[Start]

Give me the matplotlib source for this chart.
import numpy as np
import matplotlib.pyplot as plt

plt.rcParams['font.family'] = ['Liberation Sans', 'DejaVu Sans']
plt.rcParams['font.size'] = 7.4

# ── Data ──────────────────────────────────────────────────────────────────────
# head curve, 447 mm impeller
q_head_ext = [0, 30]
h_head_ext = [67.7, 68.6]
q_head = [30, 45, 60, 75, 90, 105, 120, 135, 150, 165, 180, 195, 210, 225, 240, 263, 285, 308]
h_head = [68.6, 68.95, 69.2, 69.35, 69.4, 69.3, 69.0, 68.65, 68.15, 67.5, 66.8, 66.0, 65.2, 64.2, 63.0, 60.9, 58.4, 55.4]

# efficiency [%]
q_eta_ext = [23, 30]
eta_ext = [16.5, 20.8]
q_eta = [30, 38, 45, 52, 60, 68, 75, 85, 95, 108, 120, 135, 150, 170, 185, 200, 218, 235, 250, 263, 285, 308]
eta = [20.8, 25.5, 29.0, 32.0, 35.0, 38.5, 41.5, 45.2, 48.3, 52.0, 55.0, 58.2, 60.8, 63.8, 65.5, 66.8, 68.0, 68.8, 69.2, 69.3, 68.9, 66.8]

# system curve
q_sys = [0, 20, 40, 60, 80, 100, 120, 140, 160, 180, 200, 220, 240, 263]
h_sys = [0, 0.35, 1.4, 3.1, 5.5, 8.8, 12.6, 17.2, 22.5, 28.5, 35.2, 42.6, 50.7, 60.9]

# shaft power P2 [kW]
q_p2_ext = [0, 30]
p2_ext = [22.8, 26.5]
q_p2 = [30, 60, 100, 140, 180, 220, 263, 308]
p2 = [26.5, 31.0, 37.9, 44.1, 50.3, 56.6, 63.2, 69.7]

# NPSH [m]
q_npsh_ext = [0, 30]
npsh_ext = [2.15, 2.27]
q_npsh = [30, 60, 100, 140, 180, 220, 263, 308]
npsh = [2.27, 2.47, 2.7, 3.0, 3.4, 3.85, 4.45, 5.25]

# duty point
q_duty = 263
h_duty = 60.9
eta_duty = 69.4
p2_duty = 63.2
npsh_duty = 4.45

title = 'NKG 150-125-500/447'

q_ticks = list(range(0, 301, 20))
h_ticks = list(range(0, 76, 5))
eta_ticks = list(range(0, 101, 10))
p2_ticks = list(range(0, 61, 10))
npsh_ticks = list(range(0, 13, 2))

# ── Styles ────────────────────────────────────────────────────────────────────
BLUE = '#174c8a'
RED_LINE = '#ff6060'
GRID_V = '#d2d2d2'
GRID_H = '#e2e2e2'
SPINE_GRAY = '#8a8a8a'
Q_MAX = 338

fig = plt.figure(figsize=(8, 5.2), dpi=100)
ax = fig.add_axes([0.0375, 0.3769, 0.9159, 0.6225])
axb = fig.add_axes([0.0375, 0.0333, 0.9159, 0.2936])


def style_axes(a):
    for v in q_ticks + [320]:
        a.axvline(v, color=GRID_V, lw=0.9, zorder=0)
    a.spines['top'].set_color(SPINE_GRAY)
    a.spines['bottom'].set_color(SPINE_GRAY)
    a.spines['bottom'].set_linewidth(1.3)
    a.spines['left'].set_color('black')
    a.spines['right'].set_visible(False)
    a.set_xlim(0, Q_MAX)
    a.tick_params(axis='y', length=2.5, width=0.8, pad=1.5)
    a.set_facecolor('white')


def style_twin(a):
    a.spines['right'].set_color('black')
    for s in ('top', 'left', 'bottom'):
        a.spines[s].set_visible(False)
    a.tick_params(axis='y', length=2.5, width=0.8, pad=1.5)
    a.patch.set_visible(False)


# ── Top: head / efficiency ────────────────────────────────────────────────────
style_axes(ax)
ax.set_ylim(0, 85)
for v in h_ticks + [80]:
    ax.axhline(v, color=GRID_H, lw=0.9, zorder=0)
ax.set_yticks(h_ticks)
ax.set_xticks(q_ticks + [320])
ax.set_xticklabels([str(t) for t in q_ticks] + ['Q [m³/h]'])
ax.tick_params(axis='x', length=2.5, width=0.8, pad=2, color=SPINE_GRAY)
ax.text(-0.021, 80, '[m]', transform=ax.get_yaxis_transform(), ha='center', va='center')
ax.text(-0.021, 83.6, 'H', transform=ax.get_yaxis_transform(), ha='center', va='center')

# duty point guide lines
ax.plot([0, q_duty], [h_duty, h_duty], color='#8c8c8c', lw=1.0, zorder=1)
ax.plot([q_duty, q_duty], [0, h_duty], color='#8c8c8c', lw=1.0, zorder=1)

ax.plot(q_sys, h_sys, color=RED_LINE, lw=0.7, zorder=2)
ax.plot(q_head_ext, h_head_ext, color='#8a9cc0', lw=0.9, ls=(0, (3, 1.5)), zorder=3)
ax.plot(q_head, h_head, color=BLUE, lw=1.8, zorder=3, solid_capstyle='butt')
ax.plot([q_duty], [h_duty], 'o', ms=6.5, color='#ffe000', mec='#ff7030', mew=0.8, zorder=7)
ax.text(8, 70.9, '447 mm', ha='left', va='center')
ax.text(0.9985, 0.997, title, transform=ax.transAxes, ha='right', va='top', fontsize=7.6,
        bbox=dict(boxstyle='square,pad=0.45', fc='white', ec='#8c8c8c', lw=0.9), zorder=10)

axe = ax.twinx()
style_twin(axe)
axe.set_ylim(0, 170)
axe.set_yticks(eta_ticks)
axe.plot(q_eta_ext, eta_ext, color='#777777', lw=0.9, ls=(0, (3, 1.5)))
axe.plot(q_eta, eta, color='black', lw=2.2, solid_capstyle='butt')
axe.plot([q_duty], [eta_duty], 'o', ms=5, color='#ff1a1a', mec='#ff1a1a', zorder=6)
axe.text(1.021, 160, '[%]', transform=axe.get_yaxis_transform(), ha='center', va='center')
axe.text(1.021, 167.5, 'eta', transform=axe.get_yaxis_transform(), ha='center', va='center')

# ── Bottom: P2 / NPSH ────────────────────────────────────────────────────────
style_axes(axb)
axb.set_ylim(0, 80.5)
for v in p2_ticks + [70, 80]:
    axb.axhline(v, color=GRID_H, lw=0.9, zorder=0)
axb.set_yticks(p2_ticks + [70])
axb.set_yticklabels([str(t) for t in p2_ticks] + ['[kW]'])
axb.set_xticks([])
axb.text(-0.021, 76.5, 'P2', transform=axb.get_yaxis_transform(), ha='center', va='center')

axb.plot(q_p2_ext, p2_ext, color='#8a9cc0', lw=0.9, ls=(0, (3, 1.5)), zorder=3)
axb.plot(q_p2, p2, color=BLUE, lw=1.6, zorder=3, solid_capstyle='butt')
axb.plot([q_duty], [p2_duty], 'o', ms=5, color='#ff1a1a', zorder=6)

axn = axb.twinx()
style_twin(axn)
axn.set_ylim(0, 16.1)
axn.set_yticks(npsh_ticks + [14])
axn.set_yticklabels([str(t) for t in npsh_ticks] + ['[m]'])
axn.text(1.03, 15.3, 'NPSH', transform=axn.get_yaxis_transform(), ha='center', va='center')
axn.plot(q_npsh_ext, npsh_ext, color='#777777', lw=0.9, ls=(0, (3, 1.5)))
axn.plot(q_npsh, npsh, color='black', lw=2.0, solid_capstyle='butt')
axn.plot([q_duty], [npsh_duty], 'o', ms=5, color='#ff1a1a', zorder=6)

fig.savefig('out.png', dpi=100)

[End]

What is needed is an exact copy of the lines from the start of the listing through the line where "axb = fig.add_axes([0.0375, 0.0333, 0.9159, 0.2936])" sits, please, both end lines included and nothing more.

Give me the matplotlib source for this chart.
import numpy as np
import matplotlib.pyplot as plt

plt.rcParams['font.family'] = ['Liberation Sans', 'DejaVu Sans']
plt.rcParams['font.size'] = 7.4

# ── Data ──────────────────────────────────────────────────────────────────────
# head curve, 447 mm impeller
q_head_ext = [0, 30]
h_head_ext = [67.7, 68.6]
q_head = [30, 45, 60, 75, 90, 105, 120, 135, 150, 165, 180, 195, 210, 225, 240, 263, 285, 308]
h_head = [68.6, 68.95, 69.2, 69.35, 69.4, 69.3, 69.0, 68.65, 68.15, 67.5, 66.8, 66.0, 65.2, 64.2, 63.0, 60.9, 58.4, 55.4]

# efficiency [%]
q_eta_ext = [23, 30]
eta_ext = [16.5, 20.8]
q_eta = [30, 38, 45, 52, 60, 68, 75, 85, 95, 108, 120, 135, 150, 170, 185, 200, 218, 235, 250, 263, 285, 308]
eta = [20.8, 25.5, 29.0, 32.0, 35.0, 38.5, 41.5, 45.2, 48.3, 52.0, 55.0, 58.2, 60.8, 63.8, 65.5, 66.8, 68.0, 68.8, 69.2, 69.3, 68.9, 66.8]

# system curve
q_sys = [0, 20, 40, 60, 80, 100, 120, 140, 160, 180, 200, 220, 240, 263]
h_sys = [0, 0.35, 1.4, 3.1, 5.5, 8.8, 12.6, 17.2, 22.5, 28.5, 35.2, 42.6, 50.7, 60.9]

# shaft power P2 [kW]
q_p2_ext = [0, 30]
p2_ext = [22.8, 26.5]
q_p2 = [30, 60, 100, 140, 180, 220, 263, 308]
p2 = [26.5, 31.0, 37.9, 44.1, 50.3, 56.6, 63.2, 69.7]

# NPSH [m]
q_npsh_ext = [0, 30]
npsh_ext = [2.15, 2.27]
q_npsh = [30, 60, 100, 140, 180, 220, 263, 308]
npsh = [2.27, 2.47, 2.7, 3.0, 3.4, 3.85, 4.45, 5.25]

# duty point
q_duty = 263
h_duty = 60.9
eta_duty = 69.4
p2_duty = 63.2
npsh_duty = 4.45

title = 'NKG 150-125-500/447'

q_ticks = list(range(0, 301, 20))
h_ticks = list(range(0, 76, 5))
eta_ticks = list(range(0, 101, 10))
p2_ticks = list(range(0, 61, 10))
npsh_ticks = list(range(0, 13, 2))

# ── Styles ────────────────────────────────────────────────────────────────────
BLUE = '#174c8a'
RED_LINE = '#ff6060'
GRID_V = '#d2d2d2'
GRID_H = '#e2e2e2'
SPINE_GRAY = '#8a8a8a'
Q_MAX = 338

fig = plt.figure(figsize=(8, 5.2), dpi=100)
ax = fig.add_axes([0.0375, 0.3769, 0.9159, 0.6225])
axb = fig.add_axes([0.0375, 0.0333, 0.9159, 0.2936])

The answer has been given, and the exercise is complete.